Mentes poco críticas y profundas pueden supozier que la liquidación de la feudalidad es empresa típica y específicamente liberal y burguesa y que pretender convertirla en función socialista es torcer romántícamente las leyes de la historia.
Este criterio simplista de teóricos de poco calado, se opone al socialismo sin más argumento que el de que el capitalismo no ha agotado su misión en el Perú. La sorpresa de sus sustentadores será extraordinaria cuando se enteren de que la función del socialismo en el gobierno de la nación, según la hora y el compás histórico a que tenga que ajustarse, será en gran parte la de realizar el capitalismo, -vale decir las posibilidades históricamente vitales todavía del capitalismo, -en el sentido que convenga a los intereses del progreso social.

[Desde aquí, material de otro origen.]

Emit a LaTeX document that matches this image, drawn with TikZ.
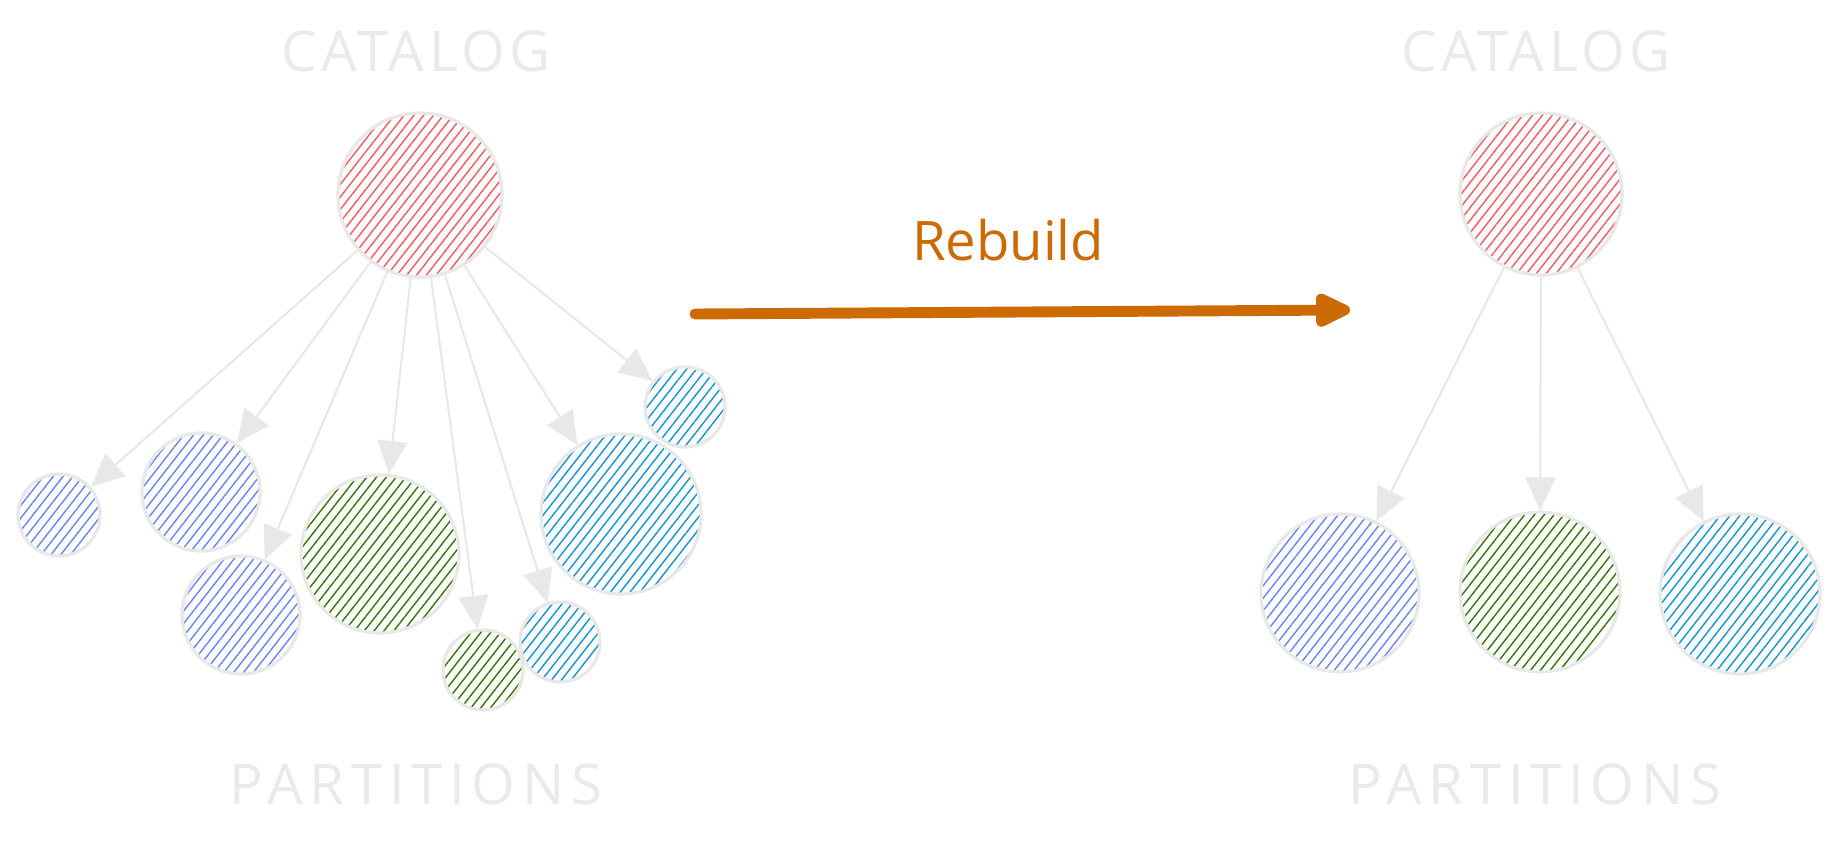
\documentclass[tikz,border=0pt]{standalone}
\usepackage{fontspec}
\setmainfont{Open Sans}
\usetikzlibrary{arrows.meta,patterns.meta}
\usepackage{xcolor}
\definecolor{cedge}  {HTML}{E8E8E8}
\definecolor{ctext}  {HTML}{EAEAEA}
\definecolor{cred}   {HTML}{F25F66}
\definecolor{cblue}  {HTML}{6D87FB}
\definecolor{cgreen} {HTML}{3A790C}
\definecolor{ccyan}  {HTML}{1896D6}
\definecolor{corange}{HTML}{CC6A04}

\begin{document}
\begin{tikzpicture}[
  ball/.style  = {circle, inner sep=0pt, draw=cedge, line width=0.9pt,
                  pattern={Lines[angle=52, distance=2.2pt, line width=0.42pt]}},
  redb/.style  = {ball, pattern color=cred},
  blueb/.style = {ball, pattern color=cblue},
  grnb/.style  = {ball, pattern color=cgreen},
  cyanb/.style = {ball, pattern color=ccyan},
  lbl/.style   = {anchor=base, text=ctext,
                  font=\fontsize{16}{18}\selectfont\addfontfeature{LetterSpace=8}},
  plbl/.style  = {lbl, font=\fontsize{16}{18}\selectfont\addfontfeature{LetterSpace=12}},
  arr/.style   = {-{Triangle[length=0.33cm, width=0.30cm]}, line width=0.6pt, color=cedge},
  bigarr/.style = {-{Triangle[length=0.42cm, width=0.36cm, round]},
                   line width=3.1pt, line cap=round, color=corange}
]
\useasboundingbox (0,0) rectangle (18.40,-8.46);

% left: catalog before rebuild
\node[lbl]  (catL)  at (4.16,-0.72) {CATALOG};
\node[plbl] (partL) at (4.16,-8.04) {PARTITIONS};
\node[redb, minimum size=1.64cm] (cat) at (4.20,-1.95) {};
\node[blueb, minimum size=0.82cm] (p1) at (0.59,-5.15) {};
\node[blueb, minimum size=1.18cm] (p2) at (2.01,-4.92) {};
\node[blueb, minimum size=1.18cm] (p3) at (2.41,-6.15) {};
\node[grnb,  minimum size=1.58cm] (p4) at (3.80,-5.54) {};
\node[grnb,  minimum size=0.80cm] (p5) at (4.83,-6.70) {};
\node[cyanb, minimum size=0.80cm] (p6) at (5.60,-6.42) {};
\node[cyanb, minimum size=1.60cm] (p7) at (6.21,-5.14) {};
\node[cyanb, minimum size=0.80cm] (p8) at (6.85,-4.07) {};
\draw[arr] (cat) -- (p1);
\draw[arr] (cat) -- (p2);
\draw[arr] (cat) -- (p3);
\draw[arr] (cat) -- (p4);
\draw[arr] (cat) -- (p5);
\draw[arr] (cat) -- (p6);
\draw[arr] (cat) -- (p7);
\draw[arr] (cat) -- (p8);

% rebuild arrow
\coordinate (rbA) at (6.95,-3.14);
\coordinate (rbB) at (13.50,-3.10);
\draw[bigarr] (rbA) -- (rbB);
\node[anchor=base, text=corange, font=\fontsize{15.5}{18}\selectfont] (rb) at (10.08,-2.60) {Rebuild};

% right: catalog after rebuild
\node[lbl]  (catR)  at (15.36,-0.72) {CATALOG};
\node[plbl] (partR) at (15.35,-8.04) {PARTITIONS};
\node[redb, minimum size=1.62cm] (rcat) at (15.41,-1.94) {};
\node[blueb, minimum size=1.58cm] (q1) at (13.40,-5.93) {};
\node[grnb,  minimum size=1.60cm] (q2) at (15.40,-5.92) {};
\node[cyanb, minimum size=1.60cm] (q3) at (17.40,-5.94) {};
\draw[arr] (rcat) -- (q1);
\draw[arr] (rcat) -- (q2);
\draw[arr] (rcat) -- (q3);
\end{tikzpicture}
\end{document}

Valcárcel que no parte de apriorismos doctrinarios, -como se puede decir, aunque inexacta y superficialmente de mí y los elementos que me son conocidamente más próximos de la nueva generación, -encuentra por esto la misma vía que nosotros a través de un trabajo natural y espontáneo de conocimiento y penetración del problema indígena. La obra que ha escrito no es una obra teórica y crítica. Tiene algo de evangelio y hasta algo de apocalipsis. Es la obra de un creyente. Aquí no están precisamente los principios de la revolución que restituirá a la raza indígena su sitio en la historia nacional; pero aquí están sus mitos. Y desde que el alto espíritu de Joreg Sorel, reaccionando contra el mediocre positivismo de que estaban contagiados los socialistas de su tiempo, descubrió el valor perenne del Mito en la formación de los grandes movimientos populares, sabemos muy bien que éste es un aspecto de la lucha que, dentro del más perfecto realismo, no debemos negligir ni subestimar.
“Tempestad en los Andes” llega a su hora. Su voz herirá todas las conciencias sensibles. Es la profesía apasionada que anuncia un Perú nuevo. Y nada importa que para unos sean los hechos los que crean la profesía y para otros sea la profesía la que crea los hechos.